Announcement: Talk by Robert Tompkins
Date: 16.10.2001
Time: 17:30 (note: this is one hour later than the usual weekly seminar at
the Institute of Financial and Actuarial Mathematics)
Location: Vienna University of Technology, Freihaus, Turm A (green),
6th floor, Room 107
(see map at:
http://www.fam.tuwien.ac.at/schedule/)
Title of the talk: The relation between implied and realised probability
density functions
Abstract:
By Iliana Anagnou, Mascia Bedendo, Stewart Hodges and Robert Tompkins
A number of financial regulators [see Neuhaus (1995), Bahra (1996, 1997),
McManus (1999) and Shiratsuka (2001)] have suggested that risk neutral
densities (RND) associated with options markets could provide useful
indicators of future market turbulence. Critical to this assumption is
that such RNDs should provide an unbiased forecast of realised probability
density functions. To date, this assumption has not been fully examined.
In this research, we test the ability of RNDs for options on the S&P 500
and the British Pound / US Dollar to predict future probability densities.

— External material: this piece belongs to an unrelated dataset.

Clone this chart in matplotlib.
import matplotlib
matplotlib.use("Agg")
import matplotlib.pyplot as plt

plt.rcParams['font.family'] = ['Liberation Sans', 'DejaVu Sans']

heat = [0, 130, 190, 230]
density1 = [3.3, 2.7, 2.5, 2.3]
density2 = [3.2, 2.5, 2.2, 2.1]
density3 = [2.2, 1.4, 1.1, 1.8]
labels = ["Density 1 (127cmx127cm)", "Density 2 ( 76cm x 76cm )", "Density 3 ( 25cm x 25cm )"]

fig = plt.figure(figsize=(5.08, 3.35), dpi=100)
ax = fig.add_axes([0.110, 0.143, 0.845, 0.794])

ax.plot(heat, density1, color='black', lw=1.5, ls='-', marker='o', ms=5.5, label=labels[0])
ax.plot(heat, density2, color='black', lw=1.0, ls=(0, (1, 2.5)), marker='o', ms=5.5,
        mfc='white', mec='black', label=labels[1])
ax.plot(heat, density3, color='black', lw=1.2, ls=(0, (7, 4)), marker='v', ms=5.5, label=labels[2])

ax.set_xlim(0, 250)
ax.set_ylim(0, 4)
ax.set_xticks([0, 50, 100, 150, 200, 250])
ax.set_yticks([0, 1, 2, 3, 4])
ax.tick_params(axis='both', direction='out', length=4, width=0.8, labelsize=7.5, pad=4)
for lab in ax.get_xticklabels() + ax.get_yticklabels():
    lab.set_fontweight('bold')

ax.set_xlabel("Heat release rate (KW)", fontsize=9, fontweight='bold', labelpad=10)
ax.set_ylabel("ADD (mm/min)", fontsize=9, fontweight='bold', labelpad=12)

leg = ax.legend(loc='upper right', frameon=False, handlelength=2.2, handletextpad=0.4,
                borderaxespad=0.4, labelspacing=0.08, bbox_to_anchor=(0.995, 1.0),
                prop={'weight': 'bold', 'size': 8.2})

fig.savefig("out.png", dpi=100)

We consider three approaches to estimate the RNDs, which are consistent
with approaches proposed and used by financial regulators. We also provide
a number of new testing procedures to assess the efficiency and unbiasness
of the forecasts. These tests provide more power than the usual
Komolgorov/Smirnov tests. Using non-overlapping quarterly data from the
mid 1980s to 2000, we find that we can reject the hypothesis that the RNDs
for both the S&P 500 and British Pounds are unbiased forecasts. Even with
a limited number of observations, the tests are powerful enough to allow
rejection. These results are consistent with Weinberg (2001) and are more
robust as this work relied upon the use of overlapping data. These
results tend to support the conclusions of Shiratsuka (2001), that RNDs
should not be used by financial regulators as financial indicators, and
that such use could prove counterproductive; actually increasing future
market turbulence rather than alleviating it.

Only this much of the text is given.